Brittany Reeves (Hanover Park) provisionally qualified in the 55-meter hurdles with a time of 8.40. “Brittany had another terrific meet,” said Beyers. “Her hurdles have looked very strong in practice lately, and it was great to see her put together a solid performance there.”
Christen Carducci (Powell, Ohio) finished first in both the one mile and the 3,000 meters. Carducci set season best in both races with a time of 5:07.99 in the mile and 10:29.79 in the 3,000.
SIUE grapplers notched two more victories on Friday night (2/11) at the Central Missouri State Jamboree to improve their season record to 4-12-1.
The Cougar wrestlers picked up wins over Southwest Minnesota 25-12 and 14th-ranked Fort Hays State 28-15. “It was nice to pick up a couple of wins,” said SIUE wrestling coach Khris Whelan. “The guys really wrestled well.”
The Cougars will end the regular season with a match against fifth-ranked Central Oklahoma on Wednesday evening (2/16) at the Vadalabene Center at 7.
Freshman John Ficht (Burbank) went 2-2 at 165 pounds improving his record to 19-16 on the year. “He is a tough kid who always wrestles hard,” said Whelan.
Bill Breheny (Burbank) recorded 3-1 mark in the four matches at 141 pounds improving to 9-8 on the year. “He is deceiving,” said Whelan. “He is a tough kid and tough on top. He is so strong.”
Joe Rujawitz (Belleville) finished with a 2-2 record at 149 pounds over the weekend to go to 14-11 on the season.
SIUE men’s tennis coach Bill Logan earned career win No. 100 as the Cougars defeated Lindenwood 5-3 on Friday afternoon (2/11).
“It was nice, really nice to get that win,” said Logan. “I was really happy with our performance. It was a significant win.”
The Cougars, 1-1 on the season, swept the three doubles matches against the Lions, sparking the way to the victory. “That was the key to the match,” said Logan. “Everybody just played well, and we were on top of the net.“
At No. 1 doubles, Matthew Warner (SIUE) and Justin Free (Danville) won 8-2. No. 2 doubles pair Matt Kuban (Pekin) and Dan Glon (Mt. Prospect) out lasted their opponents 8-2, and No. 3 doubles Andrew Rezneck (Edwardsville) and Andy Renner (Belleville) finished the sweep with a 8-3 win.

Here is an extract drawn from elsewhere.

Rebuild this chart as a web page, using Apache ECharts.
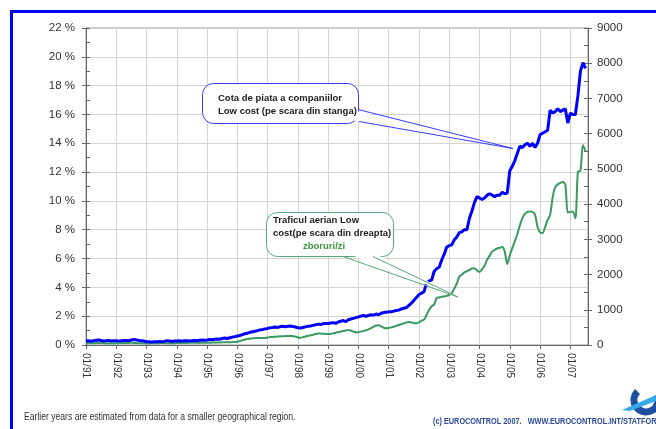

Free picked up an important 6-0, 3-6, 6-2 win at No. 2 singles to seal the win for SIUE. “Justin played really well when he had too,” said Logan. “It was a very good win for him.”
Glon notched the other victory at No. 4 singles winning 6-1, 6-2. “Dan had a solid performance.” said Logan.
The Cougars will be back in action today (2/15) traveling to Elsah to face Principia at 4 p.m.